Joelle King says she will have no trouble finding motivation for this week's national championships on the North Shore despite it coming so soon after the Commonwealth Games.
The 25-year-old from Cambridge won bronze at Glasgow and had some admirable performances in the mixed events in what was a gruelling schedule.
She's been home a fortnight and back into training the past week as she eyes up a fifth successive national crown.
"I've been a bit jet-lagged, obviously, and quite tired," King said. "The Commonwealth Games is a pretty full-on event for squash. I played every day for two weeks and not one day off, so mentally it's a pretty draining event.

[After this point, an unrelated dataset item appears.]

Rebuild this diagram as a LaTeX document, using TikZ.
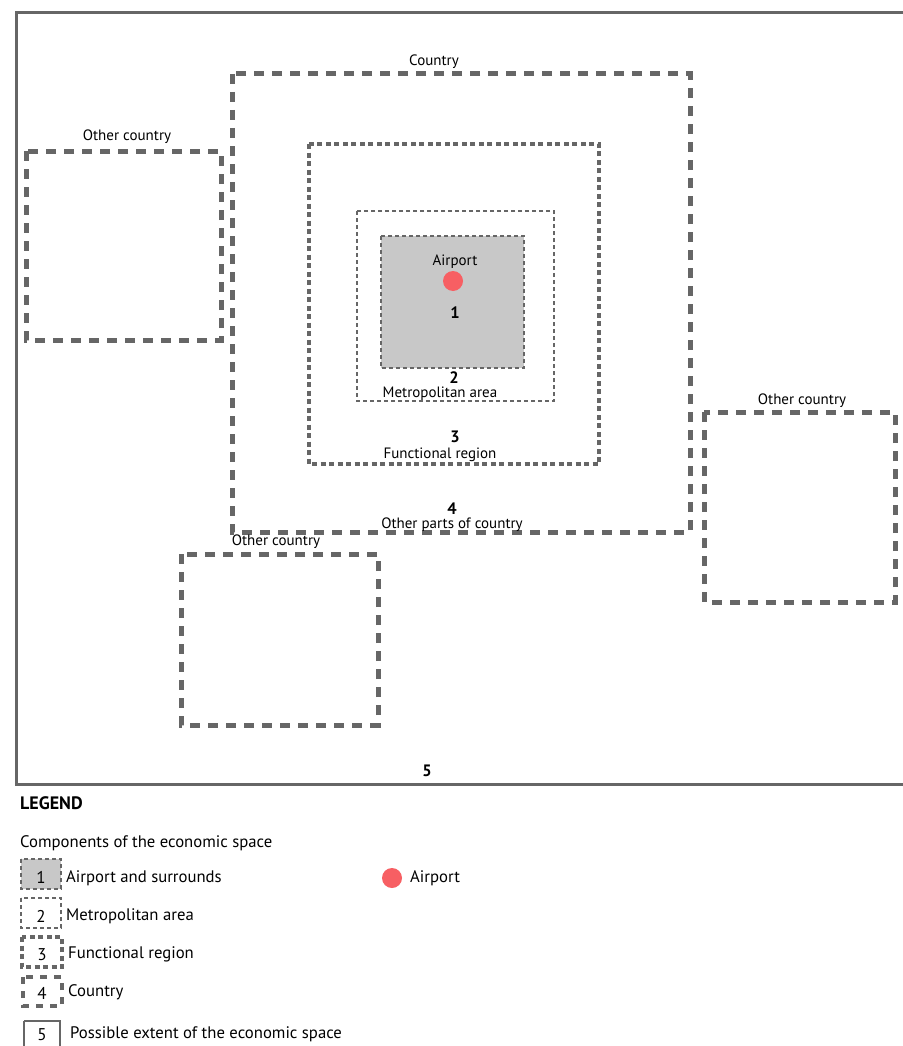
\documentclass[tikz,border=0pt]{standalone}
\usepackage{fontspec}
\setmainfont{PT Sans}
\definecolor{linegray}{HTML}{666666}
\definecolor{portgray}{HTML}{C8C8C8}
\definecolor{portred}{HTML}{F75F63}
\tikzset{
	countrybox/.style={draw=linegray,line width=5pt,dash pattern=on 10pt off 8pt},
	regionbox/.style={draw=linegray,line width=3.5pt,dash pattern=on 5pt off 3.5pt},
	metrobox/.style={draw=linegray,line width=1.3pt,dash pattern=on 4pt off 3pt},
	portbox/.style={draw=linegray,fill=portgray,line width=1.2pt,dash pattern=on 4pt off 3pt},
	extentbox/.style={draw=linegray,line width=3pt},
	lbl/.style={inner sep=0pt,font=\fontsize{15}{17}\selectfont},
	num/.style={inner sep=0pt,font=\fontsize{16.5}{17}\selectfont\bfseries},
	legnum/.style={inner sep=0pt,font=\fontsize{17}{19}\selectfont},
	legtext/.style={inner sep=0pt,anchor=west,font=\fontsize{16.7}{19}\selectfont}
}
\begin{document}
\begin{tikzpicture}[x=1pt,y=-1pt]
	\useasboundingbox[fill=white] (0,0) rectangle (902,1046);
	% possible extent of the economic space
	\draw[extentbox] (910,13) -- (16,13) -- (16,784) -- (910,784);
	% nested components
	\draw[countrybox] (232,74) rectangle (690,532);
	\draw[regionbox] (309,144) rectangle (599,464);
	\draw[metrobox] (357,211) rectangle (554,401);
	\draw[portbox] (381,236) rectangle (524,368);
	% other countries
	\draw[countrybox] (26,151) rectangle (221,340);
	\draw[countrybox] (704,412) rectangle (895,602);
	\draw[countrybox] (181,554) rectangle (378,725);
	% texts
	\draw (434,62) node [lbl] (country) {Country};
	\draw (127,137) node [lbl] (oc1) {Other country};
	\draw (802,401) node [lbl] (oc2) {Other country};
	\draw (276,542) node [lbl] (oc3) {Other country};
	\draw (453,281) node [circle,fill=portred,minimum size=20pt,inner sep=0pt] (port) {};
	\draw (455,262) node [lbl] (portlbl) {Airport};
	\draw (455,313) node [num] (n1) {1};
	\draw (454,378) node [num] (n2) {2};
	\draw (440,394) node [lbl] (metro) {Metropolitan area};
	\draw (455,437) node [num] (n3) {3};
	\draw (440,455) node [lbl] (region) {Functional region};
	\draw (452,509) node [num] (n4) {4};
	\draw (452,525) node [lbl] (parts) {Other parts of country};
	\draw (427,771) node [num] (n5) {5};
	% legend
	\draw (20,803) node [legtext,font=\fontsize{18}{20}\selectfont\bfseries] (legend) {LEGEND};
	\draw (20,843) node [legtext] (comp) {Components of the economic space};
	\draw[portbox] (21,859) rectangle (61,889);
	\draw (41,877) node [legnum] (l1) {1};
	\draw (66,878) node [legtext] (t1) {Airport and surrounds};
	\draw[metrobox] (21,898) rectangle (61,928);
	\draw (41,916) node [legnum] (l2) {2};
	\draw (66,916) node [legtext] (t2) {Metropolitan area};
	\draw[regionbox] (22,937) rectangle (62,967);
	\draw (42,955) node [legnum] (l3) {3};
	\draw (68,954) node [legtext] (t3) {Functional region};
	\draw[countrybox,dash pattern=on 7pt off 7pt,line width=4.5pt] (23,977) rectangle (62,1006);
	\draw (42,993) node [legnum] (l4) {4};
	\draw (68,992) node [legtext] (t4) {Country};
	\draw[extentbox,line width=2.2pt] (24,1021) -- (24,1050) (60,1050) -- (60,1021) -- (24,1021);
	\draw (42,1035) node [legnum] (l5) {5};
	\draw (70,1034) node [legtext] (t5) {Possible extent of the economic space};
	\draw (392,878) node [circle,fill=portred,minimum size=20pt,inner sep=0pt] (lport) {};
	\draw (410,878) node [legtext] (tport) {Airport};
\end{tikzpicture}
\end{document}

"I've had a couple of brutal sessions back with my trainer and working with my team, which has been nice just to have that confidence that everything is still ok and the body's feeling good. The mind and the body, as long as they're fit and well, then the rest, I've got to make it happen."
Although her goal was gold, King was pleased with bronze, saying credit had to be given to World No 1 and eventual champion Nicol David, who beat her in the semifinals.
Now King is out to stamp her authority at the nationals, which starts today.
She is wary of fellow Games team members Megan Craig, Kylie Lindsay and Amanda Landers-Murphy, as well as others who have nothing to lose.
"They're all clicking at my heels. They want to win the national championships. So it's never an easy feat to win that title. So I've always got to be on my best performance.
"To be honest, this is one of my favourite titles. I'm a proud New Zealander and when you read that trophy and see the calibre of players that have won that trophy before me, it's a really big deal for me on my calendar. So it's not really that hard for me to get up."
If King is able to take out this year's Mitchell Rose Bowl she will join Pam Guy (1969, 1971, 1973, 1975, 1978) on five titles. Only Susan Devoy is beyond that, with 10, in succession, from 1983 to 1992.
But the five in a row, or chasing down Devoy's record, aren't things King uses as motivation.
"I don't really look at those things. I just want to win," she said. "And I want to play as well as I possibly can and not let anyone get close to me.
"I didn't even know that Susan had won 10.
"Who knows, someone might come and knock me off my perch, but I will die trying to win it again."
Assuming King does make the final, she may want to get it done as quickly as possible, since straight after the match she will dash to the airport to fly out for the Hong Kong Open.
Friday's final is scheduled for 5.30pm, with King's flight at 10pm, meaning she has to check in by 8pm.
"So it's going to be interesting," she said. "Hopefully they're not running behind.
"I've just got to concentrate on playing really, and think about that after."
King will head straight from Hong Kong to the China Open, then home for a couple of weeks before going to the US Open and the Macau Open. Then in December there is the world teams championship in Canada followed by the World Open in Malaysia.
Meanwhile, in the men's national event Auckland's Martin Knight and Campbell Grayson are seeded one and two respectively and will be looking to make it a fourth consecutive duel for the Riddiford Gold Cup.
The pair have been taking turns lifting the silverware. Grayson won in 2010 and 2012, while Knight was successful in 2011 and last year.
Following the individual event, the teams competition will be played at the weekend.